L’IA n’invente rien, elle puise dans des quantités colossales de documents, souvent universitaires ou officiels. Forcément, le résultat manque de naturel : « Elle se forme en lisant des montagnes de textes, et beaucoup viennent de documents officiels, d’encyclopédies ou de supports pédagogiques, c’est-à-dire des écrits où la ponctuation est irréprochable », explique Sophie Vignoles. C’est donc peu étonnant de voir l’IA imiter ce style très académique à force d’être plongée dedans.
Donner de sa propre matière
La ponctuation n’est pas le seul révélateur de l’IA. Au-delà de l’aspect purement formel, le contenu des textes qu’elle génère est lui aussi très plat. Alors si vous tenez à lui faire rédiger une candidature qui a de la substance, il faut la nourrir d’informations. Pour Emeric Pagès, consultant en stratégie digitale et formateur aux outils IA, « le robot conversationnel est comme un assistant : plus je vais lui donner d’éléments en amont, plus il sera capable de rédiger quelque chose de profond, avec du relief. »
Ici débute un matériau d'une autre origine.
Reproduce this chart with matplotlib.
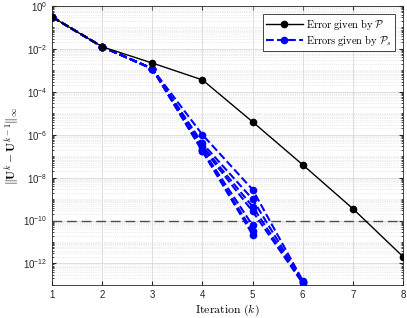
import numpy as np
import matplotlib.pyplot as plt
from matplotlib.ticker import LogLocator, NullFormatter

plt.rcParams['mathtext.fontset'] = 'cm'
plt.rcParams['font.family'] = ['Liberation Sans', 'DejaVu Sans']

# iterations
k = np.arange(1, 9)
# error given by P
err_p = [3.1e-1, 1.26e-2, 2.2e-3, 3.6e-4, 4.0e-6, 4.0e-8, 3.6e-10, 2.1e-12]

# errors given by P_s (one list per subdomain run)
k_s = [1, 2, 3, 4, 5, 6]
start = [3.1e-1, 1.26e-2, 1.2e-3]
err_s = [
    start + [1.0e-6, 2.8e-9, 1.6e-13],
    start + [4.0e-7, 1.0e-9, 1.4e-13],
    start + [3.0e-7, 4.5e-10, 1.3e-13],
    start + [2.5e-7, 2.7e-10, 1.2e-13],
    start + [2.0e-7, 6.0e-11],
    start + [1.8e-7, 3.2e-11],
    start + [1.7e-7, 2.2e-11],
]
tol = 1e-10

fig = plt.figure(figsize=(4.07, 3.18), dpi=100)
ax = fig.add_axes([0.128, 0.104, 0.862, 0.877])

ax.axhline(tol, color='0.3', ls=(0, (7, 3.5)), lw=1.0, zorder=2.5)

for i, e in enumerate(err_s):
    ax.plot(k_s[:len(e)], e, color='blue', ls='--', lw=1.5, marker='o', ms=4.5,
            label=r'$\mathrm{Errors\ given\ by}\ \mathcal{P}_s$' if i == 0 else None,
            zorder=3)
ax.plot(k, err_p, color='black', lw=1.0, marker='o', ms=4.5,
        label=r'$\mathrm{Error\ given\ by}\ \mathcal{P}$', zorder=4)

ax.set_yscale('log')
ax.set_xlim(1, 8)
ax.set_ylim(1e-13, 1)
ax.set_xticks(k)
ax.set_yticks([10.0**p for p in range(-12, 1, 2)])
ax.yaxis.set_minor_locator(LogLocator(base=10, subs=np.arange(1, 10), numticks=30))
ax.yaxis.set_minor_formatter(NullFormatter())

ax.grid(True, which='major', color='0.85', lw=0.6)
ax.grid(True, which='minor', color='0.85', lw=0.5, ls=':')
ax.tick_params(which='both', direction='in', top=True, right=True, labelsize=7,
               colors='0.15')
ax.tick_params(which='major', length=3)
ax.tick_params(which='minor', length=1.5)
for s in ax.spines.values():
    s.set_color('0.15')
    s.set_linewidth(0.6)

ax.set_xlabel(r'$\mathrm{Iteration}\ (k)$', fontsize=8.5, labelpad=2)
ax.set_ylabel(r'$\|\mathbf{U}^k-\mathbf{U}^{k-1}\|_\infty$', fontsize=8.5, labelpad=1)

h, l = ax.get_legend_handles_labels()
leg = ax.legend(h[::-1], l[::-1], loc='upper right', fontsize=7.5, fancybox=False,
                framealpha=1, edgecolor='0.15', borderaxespad=0.8,
                handlelength=3.5, handletextpad=0.3, borderpad=0.3, labelspacing=0.2)
leg.get_frame().set_linewidth(0.6)

fig.savefig('out.png', dpi=100)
Comprendre : briefez-le comme vous le feriez avec un collègue. « Si je lui dis juste »rédige une lettre de motivation pour un poste de chef de projet”, ça n’a aucun intérêt », indique Emeric Pagès. « Mais si je lui parle de mes compétences, de mon vécu, l’IA peut produire quelque chose de plus humanisé », poursuit-il. Si selon le formateur, l’usage de l’intelligence artificielle dans l’environnement professionnel est « de plus en plus décomplexé », pour l’heure, les recruteurs font la moue. Les concernant, il vaut peut-être mieux leur servir une virgule de travers qu’un texte trop lisse.